[Entries with chart source code]

[Begin]

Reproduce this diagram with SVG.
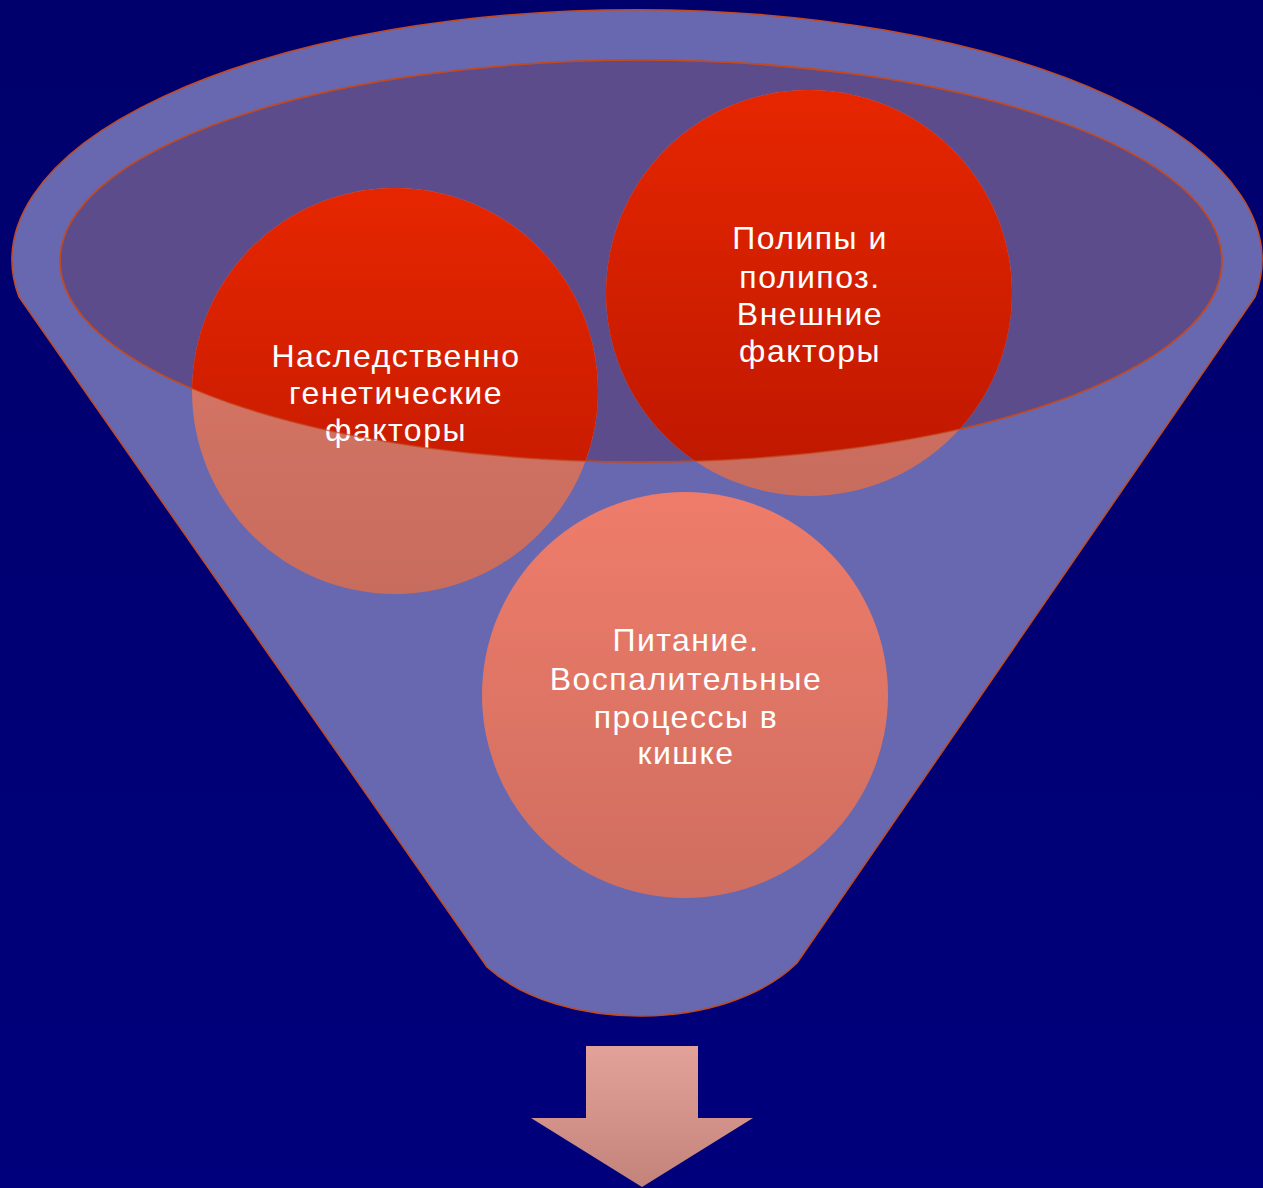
<svg xmlns="http://www.w3.org/2000/svg" width="1263" height="1188" viewBox="0 0 1263 1188">
<defs>
<style>
.lbl{font-family:"Liberation Sans",Arial,sans-serif;font-size:32px;letter-spacing:1.5px;fill:#ffffff;text-anchor:middle}
.edge{stroke:#c24a22;stroke-width:1.5}
</style>
<linearGradient id="bg" x1="0" y1="0" x2="0" y2="1">
<stop offset="0" stop-color="#00006c"/>
<stop offset="1" stop-color="#00007c"/>
</linearGradient>
<linearGradient id="red" x1="0" y1="0" x2="0" y2="1">
<stop offset="0" stop-color="#e62600"/>
<stop offset="1" stop-color="#bd1700"/>
</linearGradient>
<linearGradient id="salmonL" x1="0" y1="0" x2="0" y2="1">
<stop offset="0" stop-color="#dc7a68"/>
<stop offset="1" stop-color="#c86c5e"/>
</linearGradient>
<linearGradient id="salmonB" x1="0" y1="0" x2="0" y2="1">
<stop offset="0" stop-color="#ef7c6a"/>
<stop offset="1" stop-color="#cf6e60"/>
</linearGradient>
<linearGradient id="arrowG" x1="0" y1="0" x2="0" y2="1">
<stop offset="0" stop-color="#e2a29a"/>
<stop offset="1" stop-color="#c4837a"/>
</linearGradient>
<clipPath id="mouth">
<ellipse cx="641" cy="261" rx="581" ry="201"/>
</clipPath>
</defs>
<rect x="0" y="0" width="1263" height="1188" fill="url(#bg)"/>
<g id="funnel">
<path class="edge" fill="#6868b0" d="M19 297 A625 250 0 1 1 1255 297 L797 963 C725 1033 560 1033 487 967 Z"/>
<ellipse class="edge" cx="641" cy="261" rx="581" ry="201" fill="#5d4c8c"/>
</g>
<g id="node-hereditary">
<circle cx="395" cy="391" r="203" fill="url(#salmonL)"/>
<circle cx="395" cy="391" r="203" fill="url(#red)" clip-path="url(#mouth)"/>
<text class="lbl" x="396" y="367">Наследственно</text>
<text class="lbl" x="396" y="404">генетические</text>
<text class="lbl" x="396" y="441">факторы</text>
</g>
<g id="node-polyps">
<circle cx="809" cy="293" r="203" fill="url(#salmonL)"/>
<circle cx="809" cy="293" r="203" fill="url(#red)" clip-path="url(#mouth)"/>
<text class="lbl" x="810" y="249">Полипы и</text>
<text class="lbl" x="810" y="288">полипоз.</text>
<text class="lbl" x="810" y="325">Внешние</text>
<text class="lbl" x="810" y="362">факторы</text>
</g>
<g id="node-nutrition">
<circle cx="685" cy="695" r="203" fill="url(#salmonB)"/>
<text class="lbl" x="686" y="651">Питание.</text>
<text class="lbl" x="686" y="690">Воспалительные</text>
<text class="lbl" x="686" y="728">процессы в</text>
<text class="lbl" x="686" y="764">кишке</text>
</g>
<ellipse class="edge" cx="641" cy="261" rx="581" ry="201" fill="none" stroke-opacity="0.7"/>
<g id="connectors">
<path fill="url(#arrowG)" d="M586 1046 L698 1046 L698 1118 L753 1118 L642 1187 L531 1118 L586 1118 Z"/>
</g>
</svg>
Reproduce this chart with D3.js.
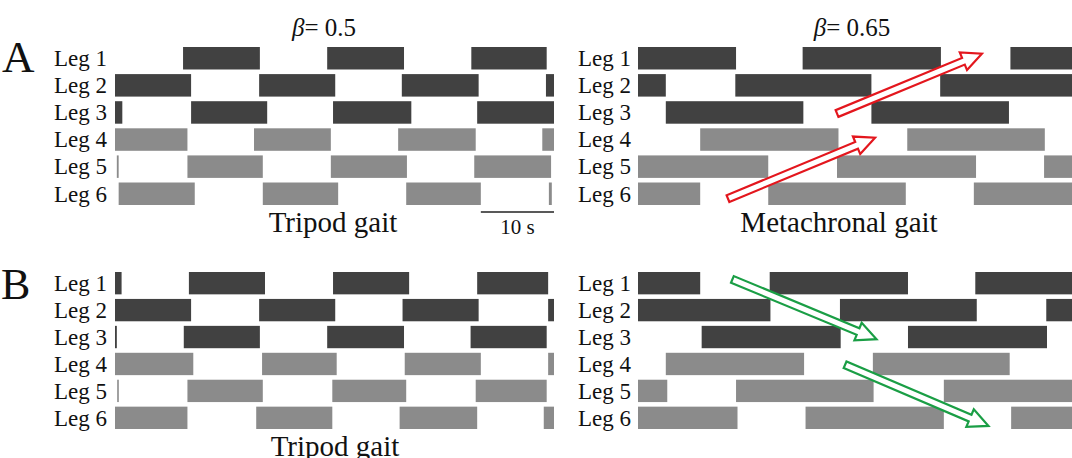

[End]

Tally the lines of the listing above that include the word "Reproduce". Answer with the number alone.

2